The city of Warren, Mich., does not have the right to exclude non-religious messages from its annual December holiday display, Americans United for Separation of Church and State has told a federal appeals court.
Americans United filed a friend-of-the-court brief in the case Freedom From Religion Foundation, Inc., v. City of Warren. The dispute centers around a yearly holiday display placed in the atrium of the Warren Civic Center.
The display includes religious and non-religious elements, including Christmas trees, ornaments, a “Winter Welcome” sign, a “Merry Christmas” sign, elves, reindeer, snowmen, wreaths with lights, bushels of poinsettias, candy canes, wrapped gift boxes and other items. It also includes a “prayer station” and a Nativity scene. A plaque indicates that the display is “sponsored and provided by the Warren Rotary Club.”
The Freedom From Religion Foundation (FFRF) filed a suit in December 2011, after it was denied the right to erect a sign reading, “At this season of THE WINTER SOLSTICE may reason prevail. There are no gods, no devils, no angels, no heaven or hell. There is only our natural world. Religion is but myth and superstition that hardens hearts and enslaves minds.”
Mayor James Fouts told the FFRF that only religious groups are permitted to erect displays. Fouts told the group, “Your non-religion is not a recognized religion.”

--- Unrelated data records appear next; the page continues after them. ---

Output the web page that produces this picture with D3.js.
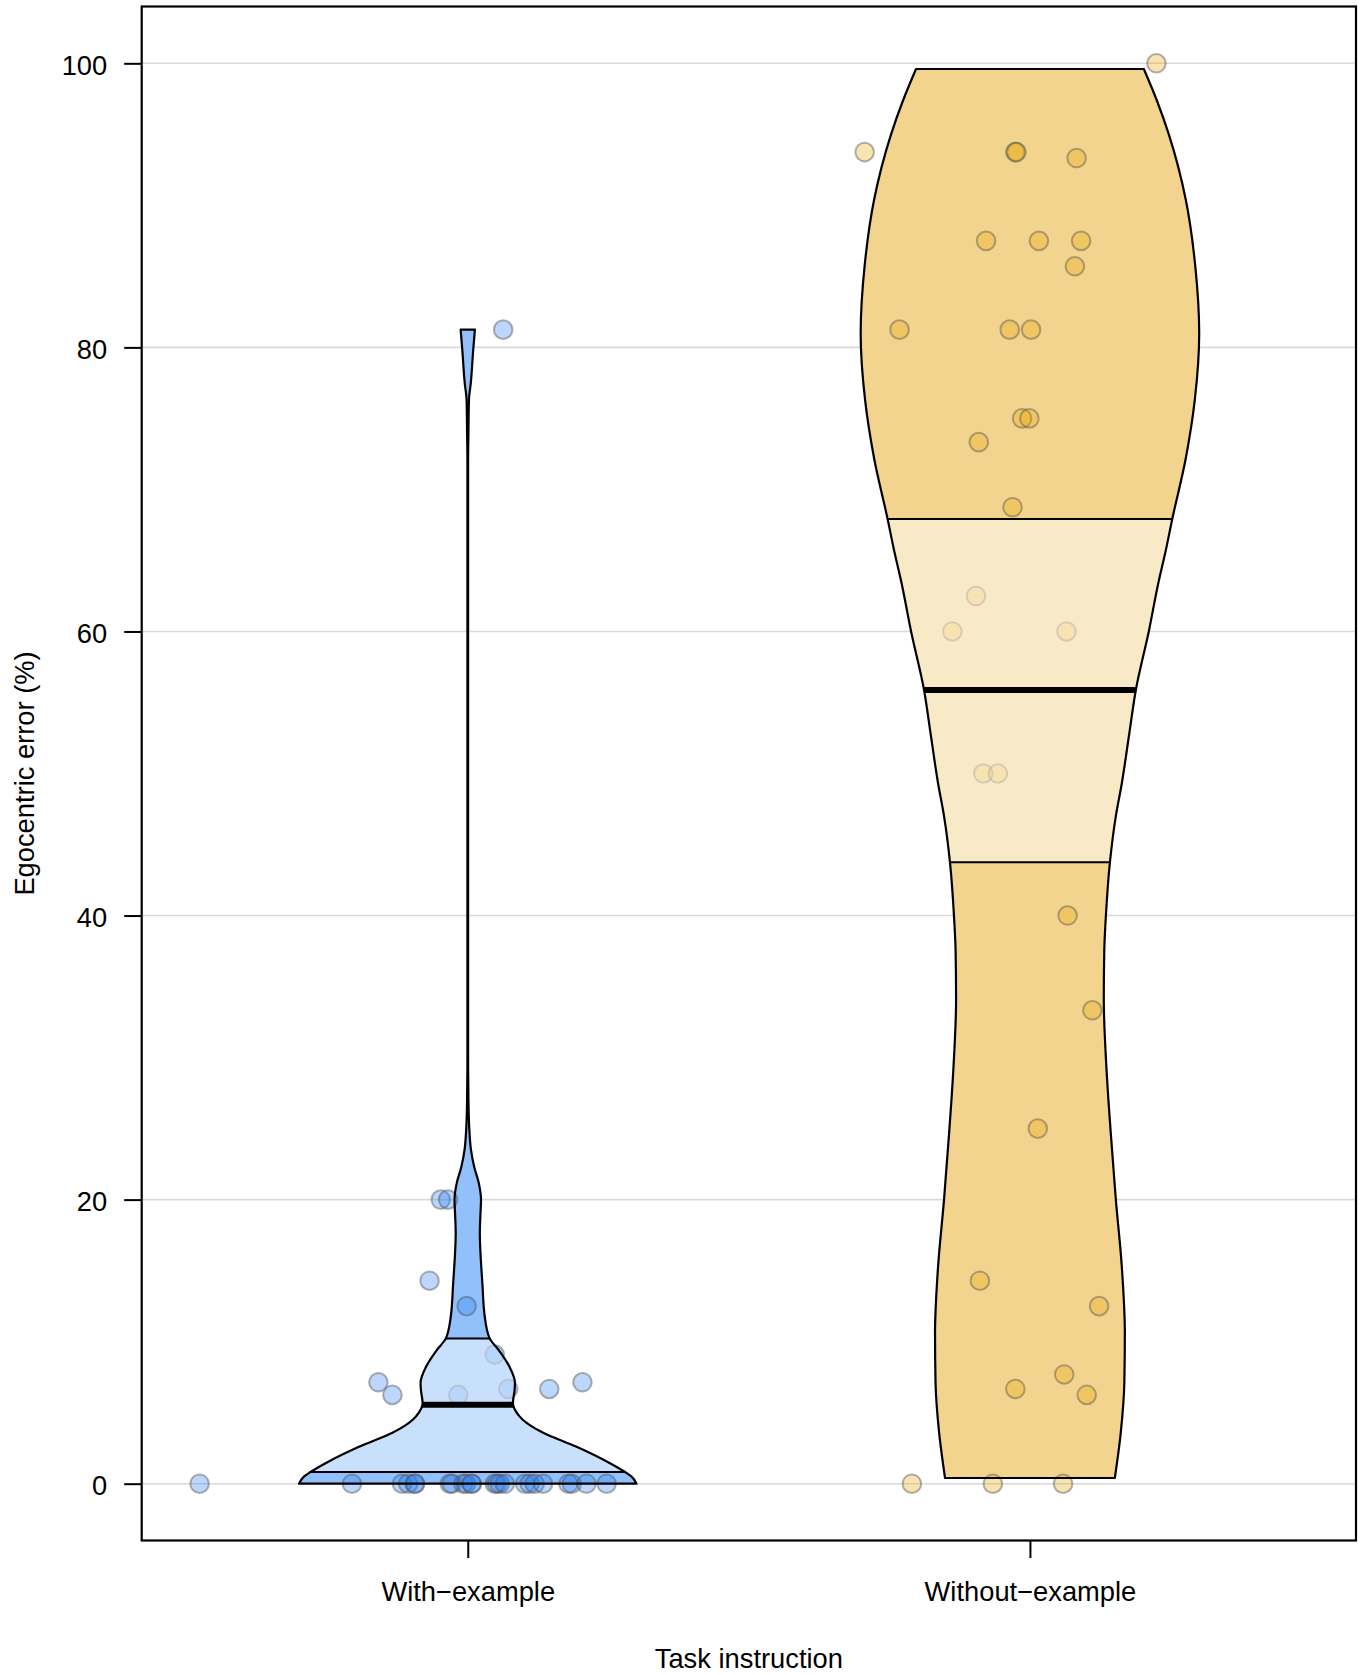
<!DOCTYPE html>
<html>
<head>
<meta charset="utf-8">
<script src="https://cdn.jsdelivr.net/npm/d3@7"></script>
<style>
  body { margin: 0; background: #fff; }
  text { font-family: "Liberation Sans", Arial, sans-serif; }
</style>
</head>
<body>
<script>
const WIDTH = 1364;
const HEIGHT = 1675;
const PLOT = { LEFT: 141.7, RIGHT: 1356, TOP: 6.5, BOTTOM: 1540.5 };
const FONT = 27.3;

// categories and ticks
const categories = ["With\u2212example", "Without\u2212example"];
const yTicks = [0, 20, 40, 60, 80, 100];

// With-example: values (%) and horizontal jitter (category units)
const withValues = [81.25, 20, 20, 14.29, 12.5, 9.09, 7.14, 6.25, 6.25, 6.67, 6.67, 7.14,
  0, 0, 0, 0, 0, 0, 0, 0, 0, 0, 0, 0, 0, 0, 0, 0, 0, 0, 0, 0, 0, 0, 0, 0];
const withJitter = [0.063, -0.048, -0.035, -0.068, -0.002, 0.048, -0.159, -0.134, -0.017, 0.072, 0.145, 0.204,
  -0.477, -0.206, -0.117, -0.106, -0.094, -0.094, -0.032, -0.028, -0.008, -0.003, 0.007, 0.007,
  0.048, 0.052, 0.057, 0.066, 0.102, 0.11, 0.119, 0.134, 0.179, 0.185, 0.211, 0.247];

// Without-example
const withoutValues = [100, 93.75, 93.75, 93.75, 93.33, 87.5, 87.5, 87.5, 85.71, 81.25, 81.25, 81.25,
  75, 75, 73.33, 68.75, 62.5, 60, 60, 50, 50, 40, 33.33, 25, 14.29, 12.5, 7.69, 6.67, 6.25, 0, 0, 0];
const withoutJitter = [0.225, -0.294, -0.026, -0.024, 0.083, -0.078, 0.016, 0.091, 0.08, -0.232, -0.036, 0.002,
  -0.014, -0.001, -0.091, -0.031, -0.096, -0.138, 0.065, -0.083, -0.057, 0.067, 0.111, 0.014,
  -0.089, 0.123, 0.061, -0.026, 0.101, -0.21, -0.066, 0.059];

// violin density profiles (relative density at each value)
const withDensityAt = [0, 0.5, 0.84, 1.46, 2.6, 3.6, 4.5, 5.0, 5.68, 6.6, 7.1, 8.25, 9.43, 10.23, 11.77,
  14.12, 16.47, 17.64, 18.8, 20, 21.16, 22.3, 23.5, 25, 27, 30, 72, 74, 76.3, 77.5, 79.8, 81.25];
const withDensity = [0.994, 0.965, 0.924, 0.835, 0.641, 0.441, 0.324, 0.288, 0.266, 0.276, 0.278, 0.245, 0.181, 0.129, 0.1,
  0.086, 0.074, 0.071, 0.074, 0.078, 0.065, 0.038, 0.019, 0.009, 0.004, 0.002, 0.002, 0.004, 0.007, 0.018, 0.032, 0.042];
const withoutDensityAt = [0.4, 3.6, 7.1, 10.6, 15.3, 20, 24.7, 29.4, 34.1, 37.6, 39.9, 43.75, 47, 49.3,
  52.8, 55.9, 60, 63.4, 65.7, 67.9, 72.2, 76.3, 81, 85.7, 90.4, 95, 97.4, 99.6];
const withoutDensity = [0.5, 0.535, 0.556, 0.559, 0.541, 0.506, 0.476, 0.45, 0.435, 0.438, 0.447, 0.471, 0.506, 0.541,
  0.585, 0.624, 0.7, 0.756, 0.8, 0.838, 0.918, 0.971, 0.997, 0.974, 0.918, 0.818, 0.747, 0.671];

// quartiles: [Q1, median, Q3]
const withStats = [0.82, 5.56, 10.23];
const withoutStats = [43.75, 55.88, 67.91];

const svg = d3
  .select("body")
  .append("svg")
  .attr("width", WIDTH)
  .attr("height", HEIGHT);

svg.append("rect").attr("width", WIDTH).attr("height", HEIGHT).attr("fill", "#fff");

const x = d3.scaleLinear().domain([0.42, 2.58]).range([PLOT.LEFT, PLOT.RIGHT]);
const y = d3.scaleLinear().domain([-4, 104]).range([PLOT.BOTTOM, PLOT.TOP]);
// violin half width, in category units
const halfWidth = d3.scaleLinear().domain([0, 1]).range([0, 0.302]);

// grid lines
svg
  .append("g")
  .selectAll("line")
  .data(yTicks)
  .join("line")
  .attr("x1", PLOT.LEFT)
  .attr("x2", PLOT.RIGHT)
  .attr("y1", (d) => y(d))
  .attr("y2", (d) => y(d))
  .attr("stroke", "#d9d9d9")
  .attr("stroke-width", 1.6);

const groups = [
  { pos: 1, at: withDensityAt, dens: withDensity, stats: withStats,
    values: withValues, jitter: withJitter, fill: "#92c0fa", point: "#2079f2" },
  { pos: 2, at: withoutDensityAt, dens: withoutDensity, stats: withoutStats,
    values: withoutValues, jitter: withoutJitter, fill: "#f2d48e", point: "#e8a600" },
];

groups.forEach((g, i) => {
  const area = d3
    .area()
    .curve(d3.curveMonotoneY)
    .y((d) => y(d[0]))
    .x0((d) => x(g.pos - halfWidth(d[1])))
    .x1((d) => x(g.pos + halfWidth(d[1])));
  g.shape = area(d3.zip(g.at, g.dens));

  svg
    .append("clipPath")
    .attr("id", "clip" + i)
    .append("path")
    .attr("d", g.shape);

  svg.append("path").attr("d", g.shape).attr("fill", g.fill);
});

// jittered points (under the interquartile wash)
groups.forEach((g) => {
  svg
    .append("g")
    .selectAll("circle")
    .data(g.values)
    .join("circle")
    .attr("cx", (d, j) => x(g.pos + g.jitter[j]))
    .attr("cy", (d) => y(d))
    .attr("r", 9.3)
    .attr("fill", g.point)
    .attr("fill-opacity", 0.3)
    .attr("stroke", "#555")
    .attr("stroke-opacity", 0.45)
    .attr("stroke-width", 2);
});

groups.forEach((g, i) => {
  const inner = svg.append("g").attr("clip-path", `url(#clip${i})`);
  // interquartile band, a half-transparent white wash
  inner
    .append("rect")
    .attr("x", x(g.pos - 0.4))
    .attr("width", x(g.pos + 0.4) - x(g.pos - 0.4))
    .attr("y", y(g.stats[2]))
    .attr("height", y(g.stats[0]) - y(g.stats[2]))
    .attr("fill", "#fff")
    .attr("fill-opacity", 0.5);
  inner
    .selectAll("line")
    .data(g.stats)
    .join("line")
    .attr("x1", x(g.pos - 0.4))
    .attr("x2", x(g.pos + 0.4))
    .attr("y1", (d) => y(d))
    .attr("y2", (d) => y(d))
    .attr("stroke", "#000")
    .attr("stroke-width", (d, j) => (j === 1 ? 6 : 2));

  svg
    .append("path")
    .attr("d", g.shape)
    .attr("fill", "none")
    .attr("stroke", "#000")
    .attr("stroke-width", 2.2)
    .attr("stroke-linejoin", "round");
});

// axes
const yAxis = svg
  .append("g")
  .attr("transform", `translate(${PLOT.LEFT},0)`)
  .call(d3.axisLeft(y).tickValues(yTicks).tickSize(17.5).tickPadding(17));
const xAxis = svg
  .append("g")
  .attr("transform", `translate(0,${PLOT.BOTTOM})`)
  .call(
    d3.axisBottom(x)
      .tickValues([1, 2])
      .tickFormat((d) => categories[d - 1])
      .tickSize(17.5)
      .tickPadding(23.6)
  );
[yAxis, xAxis].forEach((a) => {
  a.select(".domain").remove();
  a.selectAll(".tick line").attr("stroke", "#000").attr("stroke-width", 2);
  a.selectAll(".tick text")
    .attr("font-family", "Liberation Sans, Arial, sans-serif")
    .attr("font-size", FONT)
    .attr("fill", "#000");
});
yAxis.selectAll(".tick text").attr("dy", "0.4em");

// frame
svg
  .append("rect")
  .attr("x", PLOT.LEFT)
  .attr("y", PLOT.TOP)
  .attr("width", PLOT.RIGHT - PLOT.LEFT)
  .attr("height", PLOT.BOTTOM - PLOT.TOP)
  .attr("fill", "none")
  .attr("stroke", "#000")
  .attr("stroke-width", 2.2);

// axis titles
svg
  .append("text")
  .attr("x", (PLOT.LEFT + PLOT.RIGHT) / 2)
  .attr("y", 1668)
  .attr("text-anchor", "middle")
  .attr("font-size", FONT)
  .text("Task instruction");
svg
  .append("text")
  .attr("transform", `translate(34.3,${(PLOT.TOP + PLOT.BOTTOM) / 2}) rotate(-90)`)
  .attr("text-anchor", "middle")
  .attr("font-size", FONT)
  .text("Egocentric error (%)");
</script>
</body>
</html>
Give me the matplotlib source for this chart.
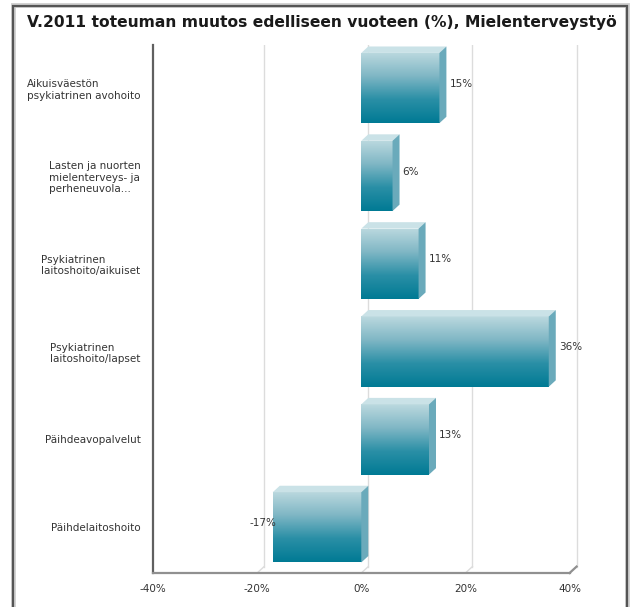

Fouts added that the display “could lead to confrontations and a disruption of city hall” and that it contained statements that are “not provable.” He said the FFRF has no right “to attack religion or any religion with mean-spirited signs.”
Americans United Executive Director Barry W. Lynn said the city is clearly guilty of unequal treatment.
“A policy that allows religious groups access to public space while denying it to non-religious ones is discriminatory, pure and simple,” Lynn said. “Warren officials can’t play favorites like this.”
A federal court ruled for the city, and the case is now on appeal to the 6th U.S. Circuit Court of Appeals.
In its brief, Americans United called on the court to strike down Warren’s discriminatory policy.
“In regulating the use of City Hall atrium for winter holiday displays, the City of Warren openly discriminates on the basis of religious belief and religious viewpoint,” reads the brief.
It adds, “Displays that celebrate religious holidays are permitted, but displays that celebrate non-religious holidays are prohibited; displays that promote religious beliefs are allowed, yet displays that criticize religious beliefs are excluded. And all decisions about whether to accept or reject proposed displays are made by the Mayor – in his sole, unfettered discretion – without any clear or concrete guidelines to cabin his authority over the content or viewpoint of proposed private speech.”
The brief was drafted by attorneys Shelli L. Calland, C. William Phillips and Kerry L. Monroe of the legal firm Covington & Burling along with Americans United Legal Director Ayesha N. Khan and Senior Litigation Counsel Gregory M. Lipper.